■ RAW RECORDS:
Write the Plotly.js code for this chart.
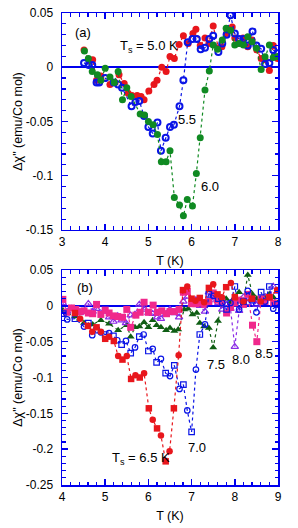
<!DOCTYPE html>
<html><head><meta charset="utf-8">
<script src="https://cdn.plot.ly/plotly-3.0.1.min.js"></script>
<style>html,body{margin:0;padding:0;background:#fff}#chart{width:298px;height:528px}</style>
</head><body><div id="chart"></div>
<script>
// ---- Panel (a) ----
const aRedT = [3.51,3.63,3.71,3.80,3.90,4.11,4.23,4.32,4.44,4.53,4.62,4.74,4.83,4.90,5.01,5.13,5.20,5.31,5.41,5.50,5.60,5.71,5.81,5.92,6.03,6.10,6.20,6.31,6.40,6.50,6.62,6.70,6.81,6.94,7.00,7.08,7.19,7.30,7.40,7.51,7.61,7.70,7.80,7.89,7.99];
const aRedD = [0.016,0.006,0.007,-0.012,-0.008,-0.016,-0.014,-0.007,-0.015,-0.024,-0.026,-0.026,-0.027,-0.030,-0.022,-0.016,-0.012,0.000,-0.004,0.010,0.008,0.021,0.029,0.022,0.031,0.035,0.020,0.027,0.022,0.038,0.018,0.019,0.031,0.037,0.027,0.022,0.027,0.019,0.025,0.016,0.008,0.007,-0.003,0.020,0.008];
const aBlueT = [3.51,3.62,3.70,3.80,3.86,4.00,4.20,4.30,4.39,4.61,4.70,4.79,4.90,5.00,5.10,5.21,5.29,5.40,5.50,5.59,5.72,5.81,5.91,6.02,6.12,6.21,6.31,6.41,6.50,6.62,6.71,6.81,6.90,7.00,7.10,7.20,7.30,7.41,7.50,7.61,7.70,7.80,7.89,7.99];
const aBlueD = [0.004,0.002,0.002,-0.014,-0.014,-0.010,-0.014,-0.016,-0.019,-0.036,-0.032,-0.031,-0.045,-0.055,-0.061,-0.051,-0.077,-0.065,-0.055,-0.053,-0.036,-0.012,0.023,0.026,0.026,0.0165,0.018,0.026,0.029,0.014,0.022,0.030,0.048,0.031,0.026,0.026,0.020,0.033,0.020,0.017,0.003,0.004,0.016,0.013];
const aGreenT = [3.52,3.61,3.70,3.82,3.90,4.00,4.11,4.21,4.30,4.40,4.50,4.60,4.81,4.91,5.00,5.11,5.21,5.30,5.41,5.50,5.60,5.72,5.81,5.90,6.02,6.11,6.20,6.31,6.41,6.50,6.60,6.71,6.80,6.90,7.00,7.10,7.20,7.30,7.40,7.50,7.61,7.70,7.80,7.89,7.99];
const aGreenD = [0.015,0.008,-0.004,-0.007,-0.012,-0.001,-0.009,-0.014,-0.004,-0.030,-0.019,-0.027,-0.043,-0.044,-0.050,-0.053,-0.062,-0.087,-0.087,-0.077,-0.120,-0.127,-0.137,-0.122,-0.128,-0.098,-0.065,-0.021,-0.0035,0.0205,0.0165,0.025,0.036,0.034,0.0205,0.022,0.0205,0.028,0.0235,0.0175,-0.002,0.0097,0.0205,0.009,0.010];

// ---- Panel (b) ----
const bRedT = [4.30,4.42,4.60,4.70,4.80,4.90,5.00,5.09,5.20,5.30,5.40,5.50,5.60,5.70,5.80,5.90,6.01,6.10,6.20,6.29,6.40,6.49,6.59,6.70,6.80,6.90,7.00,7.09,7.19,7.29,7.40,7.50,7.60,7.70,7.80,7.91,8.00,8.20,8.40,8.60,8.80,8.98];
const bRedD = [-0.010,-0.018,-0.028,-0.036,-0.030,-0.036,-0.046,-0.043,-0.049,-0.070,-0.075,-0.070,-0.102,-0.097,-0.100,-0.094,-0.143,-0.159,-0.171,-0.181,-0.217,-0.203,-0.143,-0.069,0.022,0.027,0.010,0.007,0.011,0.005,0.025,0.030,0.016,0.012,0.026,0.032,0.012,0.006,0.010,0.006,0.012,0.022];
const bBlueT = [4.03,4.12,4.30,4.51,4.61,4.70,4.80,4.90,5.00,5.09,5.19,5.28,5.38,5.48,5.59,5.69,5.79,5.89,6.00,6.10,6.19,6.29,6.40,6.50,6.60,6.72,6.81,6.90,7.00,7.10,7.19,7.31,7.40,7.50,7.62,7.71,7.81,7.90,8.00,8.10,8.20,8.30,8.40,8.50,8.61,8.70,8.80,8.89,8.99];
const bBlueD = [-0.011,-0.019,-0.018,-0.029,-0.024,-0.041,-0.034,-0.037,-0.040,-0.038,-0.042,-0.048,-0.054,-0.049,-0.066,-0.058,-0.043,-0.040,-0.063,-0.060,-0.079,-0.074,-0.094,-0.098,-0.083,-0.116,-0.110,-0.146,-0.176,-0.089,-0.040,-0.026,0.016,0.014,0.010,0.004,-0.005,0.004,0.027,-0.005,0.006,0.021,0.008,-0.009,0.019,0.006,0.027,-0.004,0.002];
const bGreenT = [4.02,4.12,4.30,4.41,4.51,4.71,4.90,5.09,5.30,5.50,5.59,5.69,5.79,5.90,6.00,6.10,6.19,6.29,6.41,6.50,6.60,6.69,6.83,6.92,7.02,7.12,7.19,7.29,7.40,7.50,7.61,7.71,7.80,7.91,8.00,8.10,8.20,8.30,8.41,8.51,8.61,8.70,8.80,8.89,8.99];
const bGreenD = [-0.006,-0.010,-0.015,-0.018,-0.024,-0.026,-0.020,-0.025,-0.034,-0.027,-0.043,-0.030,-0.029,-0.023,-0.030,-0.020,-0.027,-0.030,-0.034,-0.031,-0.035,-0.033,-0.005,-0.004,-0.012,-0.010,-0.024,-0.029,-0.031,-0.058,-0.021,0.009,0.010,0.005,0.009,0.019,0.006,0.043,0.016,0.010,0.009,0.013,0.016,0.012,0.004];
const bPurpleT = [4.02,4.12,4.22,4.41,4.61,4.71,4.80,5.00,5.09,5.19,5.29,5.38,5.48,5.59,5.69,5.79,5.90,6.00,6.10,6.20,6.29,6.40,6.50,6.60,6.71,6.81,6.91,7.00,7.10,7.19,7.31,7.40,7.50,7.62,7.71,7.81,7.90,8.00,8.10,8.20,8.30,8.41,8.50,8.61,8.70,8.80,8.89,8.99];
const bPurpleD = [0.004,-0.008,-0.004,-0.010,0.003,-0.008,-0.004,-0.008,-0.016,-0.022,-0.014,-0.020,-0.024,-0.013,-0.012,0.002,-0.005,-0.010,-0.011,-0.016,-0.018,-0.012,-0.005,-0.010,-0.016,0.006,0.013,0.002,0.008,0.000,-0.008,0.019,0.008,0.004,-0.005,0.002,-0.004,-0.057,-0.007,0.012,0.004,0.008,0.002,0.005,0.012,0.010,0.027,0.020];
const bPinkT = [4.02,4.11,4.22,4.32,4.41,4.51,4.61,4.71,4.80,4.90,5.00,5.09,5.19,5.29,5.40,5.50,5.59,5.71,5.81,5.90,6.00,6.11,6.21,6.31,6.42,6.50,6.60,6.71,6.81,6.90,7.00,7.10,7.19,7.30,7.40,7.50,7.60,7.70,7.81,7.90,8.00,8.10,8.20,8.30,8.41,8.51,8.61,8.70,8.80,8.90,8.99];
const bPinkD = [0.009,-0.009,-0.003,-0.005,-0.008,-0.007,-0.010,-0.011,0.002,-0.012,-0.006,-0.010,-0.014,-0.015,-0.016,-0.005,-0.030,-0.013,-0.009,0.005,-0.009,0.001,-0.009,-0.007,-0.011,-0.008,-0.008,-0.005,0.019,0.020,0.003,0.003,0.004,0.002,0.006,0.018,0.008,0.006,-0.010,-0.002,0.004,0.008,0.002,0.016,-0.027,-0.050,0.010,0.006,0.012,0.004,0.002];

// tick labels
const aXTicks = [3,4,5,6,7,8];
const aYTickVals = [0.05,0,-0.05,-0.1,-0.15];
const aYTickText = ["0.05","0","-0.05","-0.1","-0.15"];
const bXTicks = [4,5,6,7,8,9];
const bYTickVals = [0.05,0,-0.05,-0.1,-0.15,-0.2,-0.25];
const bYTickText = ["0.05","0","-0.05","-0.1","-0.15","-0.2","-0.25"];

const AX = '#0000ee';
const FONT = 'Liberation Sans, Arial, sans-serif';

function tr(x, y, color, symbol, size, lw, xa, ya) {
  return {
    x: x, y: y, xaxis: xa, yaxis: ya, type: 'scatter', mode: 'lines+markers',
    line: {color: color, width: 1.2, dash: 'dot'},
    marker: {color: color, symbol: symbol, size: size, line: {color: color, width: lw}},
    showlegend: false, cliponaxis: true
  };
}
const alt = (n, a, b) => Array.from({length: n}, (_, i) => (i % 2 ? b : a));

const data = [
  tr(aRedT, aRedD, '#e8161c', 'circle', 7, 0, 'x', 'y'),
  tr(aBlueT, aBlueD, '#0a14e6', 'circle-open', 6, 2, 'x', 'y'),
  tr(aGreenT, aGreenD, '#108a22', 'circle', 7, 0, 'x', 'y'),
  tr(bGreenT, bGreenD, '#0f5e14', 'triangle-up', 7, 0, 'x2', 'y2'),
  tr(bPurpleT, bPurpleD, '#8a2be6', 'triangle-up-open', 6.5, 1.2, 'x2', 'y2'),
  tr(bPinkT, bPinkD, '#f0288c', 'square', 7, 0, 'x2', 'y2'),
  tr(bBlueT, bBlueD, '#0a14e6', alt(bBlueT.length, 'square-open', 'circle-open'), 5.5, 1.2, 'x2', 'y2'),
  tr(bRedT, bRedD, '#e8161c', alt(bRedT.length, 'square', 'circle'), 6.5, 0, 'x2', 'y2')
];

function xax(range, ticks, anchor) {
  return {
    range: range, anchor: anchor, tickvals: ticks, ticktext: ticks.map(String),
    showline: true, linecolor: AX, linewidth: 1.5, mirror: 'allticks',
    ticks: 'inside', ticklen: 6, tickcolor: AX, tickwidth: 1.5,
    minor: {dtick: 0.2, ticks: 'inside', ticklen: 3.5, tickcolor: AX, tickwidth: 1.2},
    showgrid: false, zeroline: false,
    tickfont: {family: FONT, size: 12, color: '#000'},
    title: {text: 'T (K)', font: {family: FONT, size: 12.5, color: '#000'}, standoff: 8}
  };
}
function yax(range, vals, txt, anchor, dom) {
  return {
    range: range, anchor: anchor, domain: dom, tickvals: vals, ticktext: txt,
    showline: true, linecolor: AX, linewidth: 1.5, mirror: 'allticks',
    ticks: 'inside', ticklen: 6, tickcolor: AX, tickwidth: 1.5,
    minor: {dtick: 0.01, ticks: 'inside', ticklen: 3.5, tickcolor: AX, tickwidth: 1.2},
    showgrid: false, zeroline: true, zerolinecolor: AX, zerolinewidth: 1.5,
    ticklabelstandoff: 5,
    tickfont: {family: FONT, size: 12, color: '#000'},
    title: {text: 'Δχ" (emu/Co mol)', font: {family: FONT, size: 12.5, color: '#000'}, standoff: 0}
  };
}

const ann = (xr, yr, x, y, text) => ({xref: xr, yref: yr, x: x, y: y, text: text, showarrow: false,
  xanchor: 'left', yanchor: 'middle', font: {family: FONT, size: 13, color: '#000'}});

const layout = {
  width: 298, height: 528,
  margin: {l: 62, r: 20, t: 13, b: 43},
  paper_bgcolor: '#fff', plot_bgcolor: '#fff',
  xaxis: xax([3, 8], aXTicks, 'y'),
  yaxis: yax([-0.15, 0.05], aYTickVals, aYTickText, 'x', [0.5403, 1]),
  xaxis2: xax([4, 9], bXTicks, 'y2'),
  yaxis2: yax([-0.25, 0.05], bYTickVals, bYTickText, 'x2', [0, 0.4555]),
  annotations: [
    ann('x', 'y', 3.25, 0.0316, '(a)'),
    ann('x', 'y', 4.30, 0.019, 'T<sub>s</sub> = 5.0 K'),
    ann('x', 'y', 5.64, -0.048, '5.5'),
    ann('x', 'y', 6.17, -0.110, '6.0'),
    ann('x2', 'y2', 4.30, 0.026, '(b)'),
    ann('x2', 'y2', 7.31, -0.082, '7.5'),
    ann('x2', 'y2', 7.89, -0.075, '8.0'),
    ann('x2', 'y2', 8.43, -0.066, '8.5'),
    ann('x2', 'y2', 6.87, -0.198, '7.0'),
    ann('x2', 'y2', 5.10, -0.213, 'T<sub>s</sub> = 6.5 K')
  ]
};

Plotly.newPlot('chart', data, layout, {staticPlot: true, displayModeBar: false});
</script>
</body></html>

==

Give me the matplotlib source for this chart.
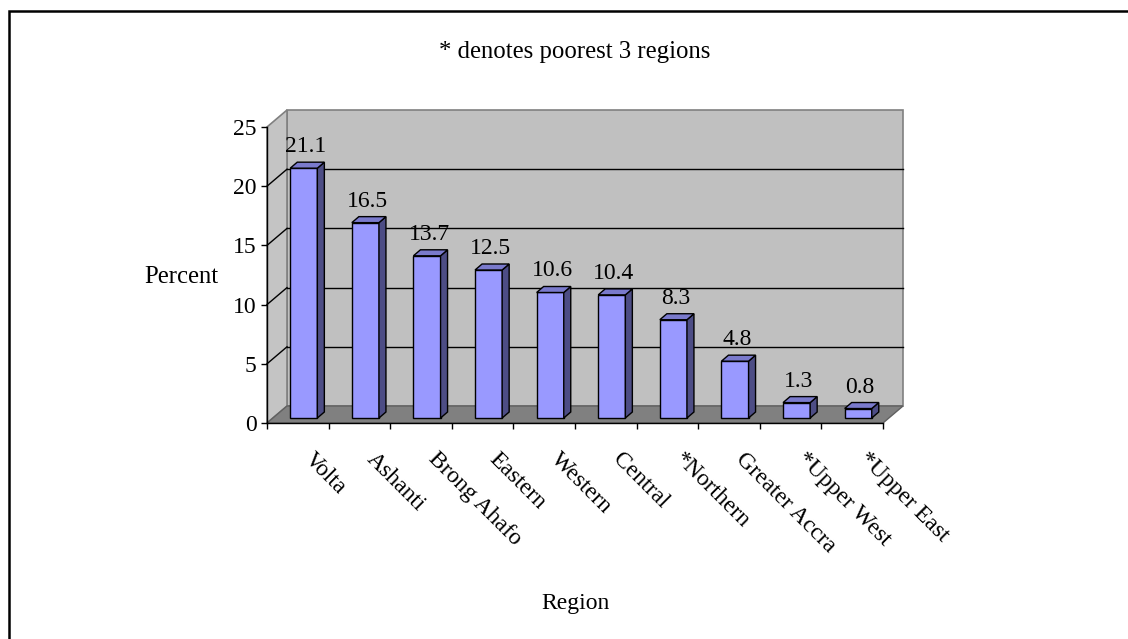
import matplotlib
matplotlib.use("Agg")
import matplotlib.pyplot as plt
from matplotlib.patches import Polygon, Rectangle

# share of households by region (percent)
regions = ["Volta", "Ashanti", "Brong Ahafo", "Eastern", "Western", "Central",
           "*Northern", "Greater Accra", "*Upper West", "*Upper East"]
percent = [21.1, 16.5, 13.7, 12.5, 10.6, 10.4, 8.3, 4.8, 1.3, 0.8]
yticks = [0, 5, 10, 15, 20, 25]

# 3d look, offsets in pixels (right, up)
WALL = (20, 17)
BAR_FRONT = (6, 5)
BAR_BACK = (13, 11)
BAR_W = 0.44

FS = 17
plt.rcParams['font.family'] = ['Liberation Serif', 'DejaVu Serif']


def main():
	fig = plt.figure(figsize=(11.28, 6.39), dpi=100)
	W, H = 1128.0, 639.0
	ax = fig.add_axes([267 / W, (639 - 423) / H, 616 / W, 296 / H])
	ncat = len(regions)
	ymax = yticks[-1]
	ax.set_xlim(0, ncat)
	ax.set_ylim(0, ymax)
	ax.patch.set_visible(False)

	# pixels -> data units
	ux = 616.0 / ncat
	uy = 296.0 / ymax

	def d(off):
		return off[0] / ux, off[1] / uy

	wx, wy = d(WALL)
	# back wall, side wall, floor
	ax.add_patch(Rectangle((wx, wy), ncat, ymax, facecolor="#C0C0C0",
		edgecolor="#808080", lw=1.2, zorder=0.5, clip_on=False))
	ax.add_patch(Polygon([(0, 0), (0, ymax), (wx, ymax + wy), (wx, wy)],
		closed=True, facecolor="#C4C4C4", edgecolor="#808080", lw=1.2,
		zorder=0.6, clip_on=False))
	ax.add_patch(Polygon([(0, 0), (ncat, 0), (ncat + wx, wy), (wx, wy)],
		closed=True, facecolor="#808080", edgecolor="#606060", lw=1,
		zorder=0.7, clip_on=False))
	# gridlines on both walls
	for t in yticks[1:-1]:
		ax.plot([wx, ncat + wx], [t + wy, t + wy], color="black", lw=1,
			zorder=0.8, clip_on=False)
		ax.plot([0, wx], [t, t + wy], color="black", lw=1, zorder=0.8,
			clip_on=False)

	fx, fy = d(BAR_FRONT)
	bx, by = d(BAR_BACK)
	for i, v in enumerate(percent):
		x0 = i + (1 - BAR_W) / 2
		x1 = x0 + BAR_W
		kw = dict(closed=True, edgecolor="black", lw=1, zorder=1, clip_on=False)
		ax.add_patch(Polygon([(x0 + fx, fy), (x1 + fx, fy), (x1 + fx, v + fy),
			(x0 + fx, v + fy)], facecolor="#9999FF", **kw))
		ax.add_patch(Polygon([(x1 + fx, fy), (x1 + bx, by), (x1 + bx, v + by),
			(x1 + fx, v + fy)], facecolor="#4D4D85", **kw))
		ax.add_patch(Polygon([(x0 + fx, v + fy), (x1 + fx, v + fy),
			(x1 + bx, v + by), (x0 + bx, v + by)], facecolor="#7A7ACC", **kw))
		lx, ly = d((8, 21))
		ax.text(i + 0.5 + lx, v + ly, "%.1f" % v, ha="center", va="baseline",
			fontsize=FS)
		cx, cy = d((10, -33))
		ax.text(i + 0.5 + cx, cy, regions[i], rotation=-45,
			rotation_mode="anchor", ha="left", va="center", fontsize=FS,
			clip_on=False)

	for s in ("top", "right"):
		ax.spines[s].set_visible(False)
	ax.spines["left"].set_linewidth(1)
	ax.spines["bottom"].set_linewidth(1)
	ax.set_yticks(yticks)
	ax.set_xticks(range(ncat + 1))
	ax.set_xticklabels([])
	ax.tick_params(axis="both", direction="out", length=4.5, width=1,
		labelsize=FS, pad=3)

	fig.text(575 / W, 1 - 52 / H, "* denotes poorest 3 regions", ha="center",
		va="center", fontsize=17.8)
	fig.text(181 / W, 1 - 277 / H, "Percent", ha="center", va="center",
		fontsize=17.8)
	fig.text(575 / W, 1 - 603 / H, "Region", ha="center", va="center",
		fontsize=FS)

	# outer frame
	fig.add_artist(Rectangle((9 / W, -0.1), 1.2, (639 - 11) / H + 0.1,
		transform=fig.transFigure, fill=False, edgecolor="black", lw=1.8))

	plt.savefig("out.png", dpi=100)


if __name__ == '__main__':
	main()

==

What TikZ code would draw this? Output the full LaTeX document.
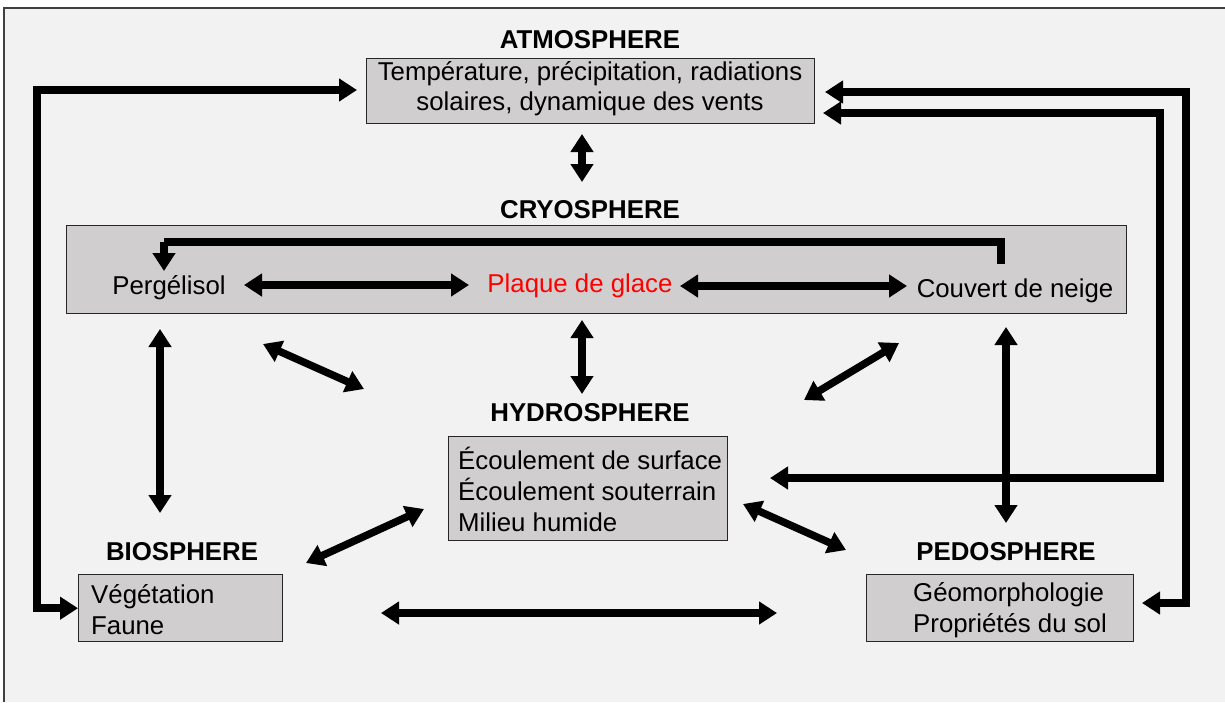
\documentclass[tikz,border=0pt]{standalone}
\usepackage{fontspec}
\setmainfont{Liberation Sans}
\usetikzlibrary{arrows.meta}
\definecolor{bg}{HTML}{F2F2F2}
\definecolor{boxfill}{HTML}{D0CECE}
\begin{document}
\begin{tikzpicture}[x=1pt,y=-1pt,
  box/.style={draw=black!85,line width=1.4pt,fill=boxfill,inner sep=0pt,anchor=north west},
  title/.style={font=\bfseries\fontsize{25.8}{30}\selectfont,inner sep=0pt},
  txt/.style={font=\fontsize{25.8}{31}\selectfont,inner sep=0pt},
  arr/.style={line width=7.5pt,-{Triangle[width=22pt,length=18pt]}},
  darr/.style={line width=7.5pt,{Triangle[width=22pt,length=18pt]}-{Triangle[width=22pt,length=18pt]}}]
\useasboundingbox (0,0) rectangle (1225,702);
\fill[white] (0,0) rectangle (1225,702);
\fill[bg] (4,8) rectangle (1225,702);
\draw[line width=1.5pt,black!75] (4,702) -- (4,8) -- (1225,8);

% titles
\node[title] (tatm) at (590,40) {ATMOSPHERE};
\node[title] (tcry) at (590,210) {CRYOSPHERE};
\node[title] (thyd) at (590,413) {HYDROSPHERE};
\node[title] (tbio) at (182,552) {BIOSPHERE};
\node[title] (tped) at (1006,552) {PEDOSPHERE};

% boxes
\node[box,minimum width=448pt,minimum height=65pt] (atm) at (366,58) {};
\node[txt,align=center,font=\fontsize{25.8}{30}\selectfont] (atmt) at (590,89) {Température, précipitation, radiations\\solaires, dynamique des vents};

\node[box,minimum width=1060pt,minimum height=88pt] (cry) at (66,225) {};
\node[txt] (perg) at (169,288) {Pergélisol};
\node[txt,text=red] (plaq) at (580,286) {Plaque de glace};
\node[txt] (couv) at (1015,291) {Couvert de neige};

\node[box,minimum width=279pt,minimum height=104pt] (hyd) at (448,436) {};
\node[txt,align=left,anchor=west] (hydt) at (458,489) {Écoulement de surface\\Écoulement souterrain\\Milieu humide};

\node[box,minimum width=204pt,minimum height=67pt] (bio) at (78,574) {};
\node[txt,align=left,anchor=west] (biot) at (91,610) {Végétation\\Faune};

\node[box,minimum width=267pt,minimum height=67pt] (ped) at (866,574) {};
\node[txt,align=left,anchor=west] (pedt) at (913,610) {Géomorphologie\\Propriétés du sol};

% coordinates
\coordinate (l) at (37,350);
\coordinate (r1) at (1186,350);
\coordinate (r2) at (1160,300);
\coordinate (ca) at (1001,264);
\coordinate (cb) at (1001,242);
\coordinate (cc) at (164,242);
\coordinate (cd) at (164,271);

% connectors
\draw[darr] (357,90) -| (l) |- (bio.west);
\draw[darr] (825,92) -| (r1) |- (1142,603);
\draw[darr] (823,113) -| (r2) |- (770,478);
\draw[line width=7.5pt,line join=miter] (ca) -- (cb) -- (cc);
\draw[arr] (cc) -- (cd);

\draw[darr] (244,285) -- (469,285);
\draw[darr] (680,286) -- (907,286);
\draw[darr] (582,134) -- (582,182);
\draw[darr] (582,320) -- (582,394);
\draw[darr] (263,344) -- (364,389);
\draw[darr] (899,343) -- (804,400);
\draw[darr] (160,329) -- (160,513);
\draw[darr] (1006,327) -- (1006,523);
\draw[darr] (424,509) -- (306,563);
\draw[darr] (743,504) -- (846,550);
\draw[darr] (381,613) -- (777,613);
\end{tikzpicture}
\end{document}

■ YOUR TASK:
From the records above, give again only the part that opens with the line containing "Give me the matplotlib source for this chart." and closes with the line containing "return off[0] / ux, off[1] / uy". Keep both ends but drop the pictures.

■ ANSWER FOR THIS EXERCISE:
Give me the matplotlib source for this chart.
import matplotlib
matplotlib.use("Agg")
import matplotlib.pyplot as plt
from matplotlib.patches import Polygon, Rectangle

# share of households by region (percent)
regions = ["Volta", "Ashanti", "Brong Ahafo", "Eastern", "Western", "Central",
           "*Northern", "Greater Accra", "*Upper West", "*Upper East"]
percent = [21.1, 16.5, 13.7, 12.5, 10.6, 10.4, 8.3, 4.8, 1.3, 0.8]
yticks = [0, 5, 10, 15, 20, 25]

# 3d look, offsets in pixels (right, up)
WALL = (20, 17)
BAR_FRONT = (6, 5)
BAR_BACK = (13, 11)
BAR_W = 0.44

FS = 17
plt.rcParams['font.family'] = ['Liberation Serif', 'DejaVu Serif']


def main():
	fig = plt.figure(figsize=(11.28, 6.39), dpi=100)
	W, H = 1128.0, 639.0
	ax = fig.add_axes([267 / W, (639 - 423) / H, 616 / W, 296 / H])
	ncat = len(regions)
	ymax = yticks[-1]
	ax.set_xlim(0, ncat)
	ax.set_ylim(0, ymax)
	ax.patch.set_visible(False)

	# pixels -> data units
	ux = 616.0 / ncat
	uy = 296.0 / ymax

	def d(off):
		return off[0] / ux, off[1] / uy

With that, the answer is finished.